#### SUPPLIED MATERIAL

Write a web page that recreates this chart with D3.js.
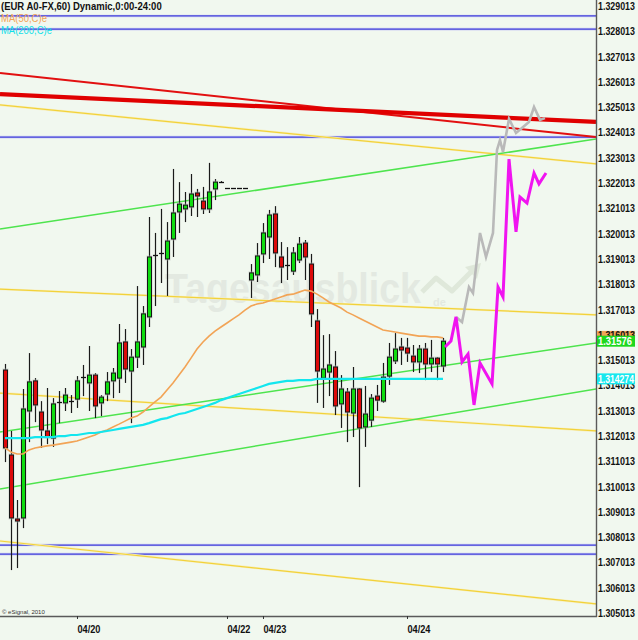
<!DOCTYPE html>
<html><head><meta charset="utf-8">
<script src="https://cdn.jsdelivr.net/npm/d3@7"></script>
<style>html,body{margin:0;padding:0;background:#f1f8ef;} svg{display:block}</style>
</head><body>
<svg id="c" width="638" height="640"></svg>
<script>
// ---------- DATA ----------
const opens = [1.31462,1.31126,1.30873,1.30877,1.31300,1.31419,1.31296,1.31221,1.31193,1.31336,
1.31332,1.31339,1.31347,1.31434,1.31411,1.31442,1.31332,1.31367,1.31419,1.31430,
1.31573,1.31458,1.31513,1.31553,1.31672,1.31917,1.31925,1.31901,1.31980,1.32087,
1.32099,1.32107,1.32162,1.32130,1.32099,1.32178,1.32205,1.32182,1.32182,1.32182,
1.32182,1.31818,1.31838,1.31921,1.31988,1.32079,1.31909,1.31877,1.31853,1.31897,
1.31964,1.31881,1.31656,1.31430,1.31454,1.31474,1.31328,1.31375,1.31292,1.31387,
1.31237,1.31264,1.31359,1.31339,1.31438,1.31498,1.31553,1.31549,1.31517,1.31494,
1.31545,1.31486,1.31509,1.31478];
const highs = [1.31486,1.31221,1.30948,1.31387,1.31529,1.31430,1.31339,1.31391,1.31351,1.31379,
1.31391,1.31363,1.31438,1.31482,1.31557,1.31450,1.31363,1.31454,1.31470,1.31644,
1.31624,1.31545,1.31794,1.31715,1.32067,1.32004,1.32099,1.32047,1.32257,1.32205,
1.32166,1.32237,1.32178,1.32186,1.32281,1.32217,1.32209,1.32182,1.32182,1.32182,
1.32182,1.31881,1.31964,1.32043,1.32095,1.32110,1.31968,1.31948,1.31948,1.31988,
1.31976,1.31921,1.31703,1.31600,1.31604,1.31537,1.31442,1.31391,1.31474,1.31391,
1.31399,1.31367,1.31403,1.31490,1.31569,1.31608,1.31589,1.31589,1.31561,1.31561,
1.31569,1.31581,1.31513,1.31589];
const lows = [1.31098,1.30671,1.30679,1.30837,1.31177,1.31256,1.31154,1.31169,1.31158,1.31252,
1.31300,1.31292,1.31312,1.31359,1.31300,1.31272,1.31280,1.31339,1.31351,1.31371,
1.31411,1.31252,1.31470,1.31482,1.31632,1.31715,1.31806,1.31755,1.31909,1.32004,
1.32047,1.32071,1.32067,1.32079,1.32083,1.32134,1.32202,1.32182,1.32182,1.32182,
1.32182,1.31747,1.31810,1.31885,1.31901,1.31869,1.31806,1.31818,1.31838,1.31885,
1.31818,1.31632,1.31332,1.31312,1.31359,1.31284,1.31233,1.31177,1.31197,1.30999,
1.31158,1.31237,1.31300,1.31332,1.31403,1.31486,1.31482,1.31494,1.31454,1.31450,
1.31422,1.31454,1.31422,1.31454];
const closes = [1.31154,1.30877,1.30865,1.31308,1.31415,1.31324,1.31225,1.31197,1.31328,1.31336,
1.31363,1.31339,1.31419,1.31434,1.31442,1.31320,1.31355,1.31415,1.31450,1.31569,
1.31466,1.31513,1.31573,1.31684,1.31909,1.31917,1.31925,1.31972,1.32083,1.32118,
1.32114,1.32158,1.32150,1.32099,1.32166,1.32205,1.32205,1.32182,1.32182,1.32182,
1.32182,1.31846,1.31913,1.32004,1.32075,1.31925,1.31869,1.31877,1.31925,1.31960,
1.31909,1.31684,1.31458,1.31466,1.31482,1.31320,1.31387,1.31296,1.31387,1.31233,
1.31288,1.31351,1.31343,1.31434,1.31513,1.31545,1.31541,1.31529,1.31494,1.31545,
1.31486,1.31509,1.31486,1.31576];
const ma50 = [1.31154,1.31138,1.31130,1.31130,1.31146,1.31154,1.31158,1.31162,1.31165,1.31169,
1.31173,1.31177,1.31181,1.31189,1.31197,1.31205,1.31217,1.31225,1.31237,1.31248,
1.31260,1.31272,1.31280,1.31296,1.31316,1.31336,1.31355,1.31383,1.31411,1.31442,
1.31474,1.31509,1.31545,1.31573,1.31596,1.31616,1.31632,1.31648,1.31664,1.31680,
1.31699,1.31715,1.31723,1.31727,1.31735,1.31743,1.31751,1.31759,1.31762,1.31770,
1.31778,1.31774,1.31762,1.31747,1.31731,1.31719,1.31707,1.31691,1.31680,1.31668,
1.31656,1.31644,1.31632,1.31620,1.31616,1.31612,1.31608,1.31604,1.31600,1.31596,
1.31596,1.31593,1.31593,1.31589];
const ma200 = [1.31193,1.31193,1.31193,1.31193,1.31193,1.31197,1.31197,1.31197,1.31197,1.31201,
1.31201,1.31205,1.31205,1.31209,1.31213,1.31213,1.31217,1.31221,1.31225,1.31229,
1.31233,1.31237,1.31241,1.31245,1.31252,1.31260,1.31268,1.31272,1.31280,1.31288,
1.31292,1.31300,1.31308,1.31316,1.31324,1.31332,1.31343,1.31351,1.31359,1.31367,
1.31375,1.31383,1.31391,1.31399,1.31407,1.31411,1.31415,1.31419,1.31419,1.31422,
1.31422,1.31422,1.31427,1.31427,1.31427,1.31427,1.31427,1.31427,1.31427,1.31427,
1.31427,1.31427,1.31427,1.31427,1.31427,1.31427,1.31427,1.31427,1.31427,1.31427,
1.31427,1.31427,1.31427,1.31427];

// forecast paths (bar index, price)
const magentaIdx   = [73.33,74.33,75.17,76.17,77.17,78.17,79.17,81.17,82.17,83.0,84.0,85.17,85.83,87.0,88.17,89.0,90.17];
const magentaPrice = [1.31553,1.31577,1.31672,1.31494,1.31525,1.31324,1.31490,1.31407,1.31790,1.31751,1.32296,1.32008,1.32146,1.32122,1.32241,1.32198,1.32241];
const grayIdx   = [75.17,76.17,77.33,78.0,79.17,80.17,81.33,82.0,82.5,83.0,84.0,85.17,87.33,88.17,89.17,90.0];
const grayPrice = [1.31672,1.31652,1.31790,1.31766,1.32004,1.31909,1.32004,1.32332,1.32371,1.32324,1.32455,1.32399,1.32443,1.32502,1.32451,1.32458];

// trend lines: price at left edge, price at right edge
const redThick = [1.32553, 1.32443];
const redThin  = [1.32636, 1.32383];
const greenLines  = [[1.32020,1.32375],[1.31217,1.31569],[1.30992,1.31387]];
const yellowLines = [[1.32510,1.32277],[1.31782,1.31680],[1.31371,1.31221],[1.30786,1.30537]];
const blueLevels  = [1.32862,1.32810,1.32383,1.30770,1.30734];

const priceTickValues = [1.329013,1.328013,1.327013,1.326013,1.325013,1.324013,1.323013,1.322013,1.321013,1.320013,1.319013,1.318013,1.317013,1.316013,1.315013,1.314013,1.313013,1.312013,1.311013,1.310013,1.309013,1.308013,1.307013,1.306013,1.305013];
const priceTickLabels = ["1.329013","1.328013","1.327013","1.326013","1.325013","1.324013","1.323013","1.322013","1.321013","1.320013","1.319013","1.318013","1.317013","1.316013","1.315013","1.314013","1.313013","1.312013","1.311013","1.310013","1.309013","1.308013","1.307013","1.306013","1.305013"];
const dateTickIndex  = [12,37,43,67];
const dateTickLabels = ["04/20","04/22","04/23","04/24"];
const lastPriceLabel = "1.31576";
const ma200Label = "1.314274";

// ---------- LAYOUT ----------
const W = 638, H = 640, PR = 596, PB = 616;
const svg = d3.select("#c");
const x = d3.scaleLinear().domain([-0.8333, 98.5]).range([0, PR]);
const y = d3.scaleLinear().domain([1.305013, 1.329013]).range([613, 6]);
const FONT = "'Liberation Sans',Arial,sans-serif";

// squeeze a text horizontally to a target width (like a condensed font)
function fit(node, target) {
  const t = d3.select(node);
  const len = node.getComputedTextLength();
  const s = Math.min(1, target / len);
  const tx = +t.attr("x") || 0, ty = +t.attr("y") || 0;
  t.attr("x", 0).attr("y", 0).attr("transform", `translate(${tx},${ty}) scale(${s},1)`);
}

svg.append("rect").attr("width", W).attr("height", H).attr("fill", "#f1f8ef");
svg.append("defs").append("clipPath").attr("id","plot")
  .append("rect").attr("x",0).attr("y",0).attr("width",PR).attr("height",PB);

// watermark
const wm = svg.append("g");
const wt = wm.append("text").attr("x",165).attr("y",303).text("Tagesausblick")
  .attr("font-family",FONT).attr("font-weight","bold")
  .attr("font-size",42).attr("fill","#e3e9e1");
fit(wt.node(), 256);
wm.append("text").attr("x",433).attr("y",306).text("de")
  .attr("font-family",FONT).attr("font-weight","bold")
  .attr("font-size",11).attr("fill","#e3e9e1");
wm.append("polyline").attr("points","422,292 436,278 452,291 472,271")
  .attr("fill","none").attr("stroke","#dfe8da").attr("stroke-width",5).attr("stroke-linejoin","round");
wm.append("polygon").attr("points","481,263 465,267 477,279").attr("fill","#dfe8da");

const plot = svg.append("g").attr("clip-path","url(#plot)");
const xL = x.domain()[0], xR = x.domain()[1];
const seg = (g, p, color, w) => g.append("line")
  .attr("x1", x(xL)).attr("x2", x(xR)).attr("y1", y(p[0])).attr("y2", y(p[1]))
  .attr("stroke", color).attr("stroke-width", w);

// blue levels
blueLevels.forEach(v => {
  plot.append("line").attr("x1",0).attr("x2",PR).attr("y1",y(v)).attr("y2",y(v))
    .attr("stroke","#cfcff4").attr("stroke-width",2.6);
  plot.append("line").attr("x1",0).attr("x2",PR).attr("y1",y(v)).attr("y2",y(v))
    .attr("stroke","#4040d8").attr("stroke-width",1.2);
});
yellowLines.forEach(p => { seg(plot,p,"#f6f0c4",2.4); seg(plot,p,"#f2d23a",1.2); });
greenLines.forEach(p => seg(plot,p,"#4ee44e",1.5));
seg(plot, redThin, "#e21010", 2);
seg(plot, redThick, "#e00000", 4.2);

// candles
const idx = d3.range(opens.length);
const cg = plot.append("g");
idx.forEach(i => {
  const cx = Math.round(x(i));
  const o = y(opens[i]), c = y(closes[i]), hi = y(highs[i]), lo = y(lows[i]);
  const top = Math.min(o,c), bot = Math.max(o,c);
  if (hi < lo - 0.5)
    cg.append("line").attr("x1",cx+0.5).attr("x2",cx+0.5).attr("y1",hi).attr("y2",lo)
      .attr("stroke","#1a1a1a").attr("stroke-width",1.2);
  if (bot - top < 1.2) {
    cg.append("line").attr("x1",cx-2).attr("x2",cx+3).attr("y1",Math.round(top)+0.5).attr("y2",Math.round(top)+0.5)
      .attr("stroke","#111").attr("stroke-width",1.3);
  } else {
    cg.append("rect").attr("x",cx-2.5).attr("y",top-1.5).attr("width",6).attr("height",bot-top+3)
      .attr("fill","#b8bcb8").attr("opacity",0.55);
    cg.append("rect").attr("x",cx-1.5).attr("y",top).attr("width",4).attr("height",bot-top)
      .attr("fill", closes[i] >= opens[i] ? "#10dc10" : "#dc0a0a")
      .attr("stroke","#151515").attr("stroke-width",1);
  }
});

// moving averages
const line = d3.line().x((d,i)=>x(i)).y(d=>y(d));
plot.append("path").attr("d", line(ma50)).attr("fill","none").attr("stroke","#f2a456").attr("stroke-width",1.6);
plot.append("path").attr("d", line(ma200)).attr("fill","none").attr("stroke","#12e6ee").attr("stroke-width",2.2);

// forecasts
const fl = d3.line().x(d=>x(d[0])).y(d=>y(d[1]));
plot.append("path").attr("d", fl(grayIdx.map((v,i)=>[v,grayPrice[i]])))
  .attr("fill","none").attr("stroke","#b9b9b9").attr("stroke-width",2.6);
plot.append("path").attr("d", fl(magentaIdx.map((v,i)=>[v,magentaPrice[i]])))
  .attr("fill","none").attr("stroke","#f014f0").attr("stroke-width",3);

// frame
svg.append("line").attr("x1",0).attr("x2",PR+1).attr("y1",PB+0.5).attr("y2",PB+0.5).attr("stroke","#5a5a5a").attr("stroke-width",1.4);
svg.append("line").attr("x1",PR+0.5).attr("x2",PR+0.5).attr("y1",0).attr("y2",PB+1).attr("stroke","#5a5a5a").attr("stroke-width",1.4);

// orange MA50 box sits under the price labels
const lastMa50 = ma50[ma50.length-1];
svg.append("rect").attr("x",597).attr("y",y(lastMa50)-7).attr("width",38).attr("height",11).attr("fill","#f2a456");

// right axis
const ay = svg.append("g").attr("transform",`translate(${PR},0)`)
  .call(d3.axisRight(y).tickValues(priceTickValues).tickFormat((d,i)=>priceTickLabels[i]).tickSize(0).tickPadding(2));
ay.select(".domain").remove();
ay.selectAll("text").attr("font-family",FONT).attr("font-size",11).attr("font-weight","bold")
  .attr("fill","#111").each(function(){ fit(this, 37); });

// bottom axis
const ax = svg.append("g").attr("transform",`translate(0,${PB})`)
  .call(d3.axisBottom(x).tickValues(dateTickIndex).tickFormat((d,i)=>dateTickLabels[i]).tickSize(3).tickPadding(6));
ax.select(".domain").remove();
ax.selectAll("line").attr("stroke","#333");
ax.selectAll("text").attr("text-anchor","start").attr("font-family",FONT).attr("font-size",11)
  .attr("font-weight","bold").attr("fill","#111").each(function(){ fit(this, 23); });

// value boxes
function valueBox(price, label, fill, len) {
  const cy = y(price);
  svg.append("rect").attr("x",597).attr("y",cy-5.5).attr("width",38).attr("height",11).attr("fill",fill);
  const t = svg.append("text").attr("x",598).attr("y",cy).attr("dy","0.36em").text(label)
    .attr("font-family",FONT).attr("font-size",11).attr("font-weight","bold").attr("fill","#fff");
  fit(t.node(), len);
}
valueBox(closes[closes.length-1], lastPriceLabel, "#1ed81e", 34);
valueBox(ma200[ma200.length-1], ma200Label, "#18e8ee", 36);

// title & legend
fit(svg.append("text").attr("x",1).attr("y",10).text("(EUR A0-FX,60) Dynamic,0:00-24:00")
  .attr("font-family",FONT).attr("font-size",11).attr("font-weight","bold").attr("fill","#111").node(), 161);
fit(svg.append("text").attr("x",1).attr("y",22).text("MA(50,C)e")
  .attr("font-family",FONT).attr("font-size",11).attr("fill","#f2a456").node(), 46);
fit(svg.append("text").attr("x",1).attr("y",34).text("MA(200,C)e")
  .attr("font-family",FONT).attr("font-size",11).attr("fill","#12e0e8").node(), 51);
svg.append("text").attr("x",2).attr("y",614).text("© eSignal, 2010")
  .attr("font-family",FONT).attr("font-size",6).attr("fill","#333");
</script>
</body></html>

#### WHAT IS ASKED
Show each line of the data that contains the string "this".

#### WRITTEN SOLUTION
Write a web page that recreates this chart with D3.js.
  .attr("fill","#111").each(function(){ fit(this, 37); });
  .attr("font-weight","bold").attr("fill","#111").each(function(){ fit(this, 23); });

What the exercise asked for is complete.